Словесный язык актера сопровождается параллельным языком жестов, сходным с пантомимой (тенденция, которая усилилась при постановке последней пьесы «Красный источник»). Тем самым при отсутствии сюжетно-фабульного действия звуковой и телесный преформанс актера выдвигается на первый план, и актер оказывается как бы обнаженным перед публикой, вступая в более непосредственные отношения со зрителем.

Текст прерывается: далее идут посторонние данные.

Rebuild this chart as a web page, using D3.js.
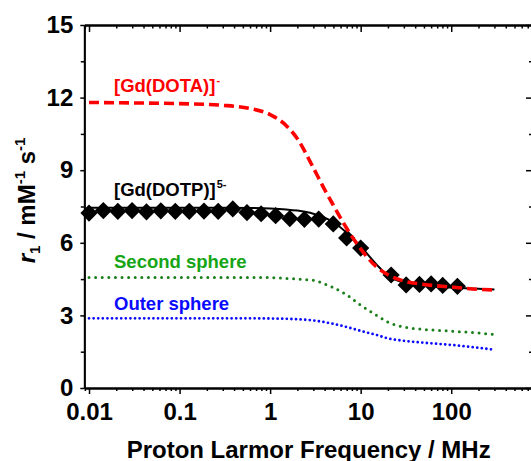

При этом Новарина формулирует перед собой (как автором и режиссером) задачу — выявить возможности актера как человека-марионетки, расчеловеченного и развоплощенного. Правда, под актером-марионеткой подразумевается не демиургическое манипулирование актера автором (о котором говорили романтики и о котором, например, писал Г. Клейст в своей знаменитой статье «О театре марионеток»). Задача Новарина в этом случае иная: только марионетка, считает он, может познать «не-себя» (тезис, сформулированный в «Письме к актерам»), только деревянный человечек может позволить себе деревянный язык. «Актер — это слово, которое надо опрокинуть. Мы присутствуем не при его действии, но при его страсти. Актер движим».
44
Если говорить о русских ориентирах, то для Новарина это скорее «непсихологический театр» В. Мейерхольда.
45
Постановщица его пьес Клод Бухвальд однажды сказала в интервью: «Тот, кто играет пьесы Новарина, должен забыть о вопросах типа: „Что я играю?“, „Что я должен чувствовать?“ И я была счастлива, что могла ответить актерам: „Я не знаю. И это совсем даже неважно“» (L’«offrande imprévisible». Sept entretiens réalisés par Alain Berset… P. 235).
46
Ср. признание Аньес Сурдильон: «Многие считают, что качество театра Новарина заключено в его словесной креативности. Для меня это второстепенно. Это великий поэт, у которого есть предшественники. Я читаю его так же, как читаю Рильке или Цветаеву. Его тексты исполнены смысла. Они всегда исходят из опыта» (Ibid. Р. 248).
49
См.: La combustion des mots et le sacrifice comique de l’acteur. Entretien avec Valère Novarina // Mouvement. 2000. № 10. P. 23–31.
51
Ср. сходное понимание сущности актера у А. Арто: актер — как мученик, сжигаемый на костре.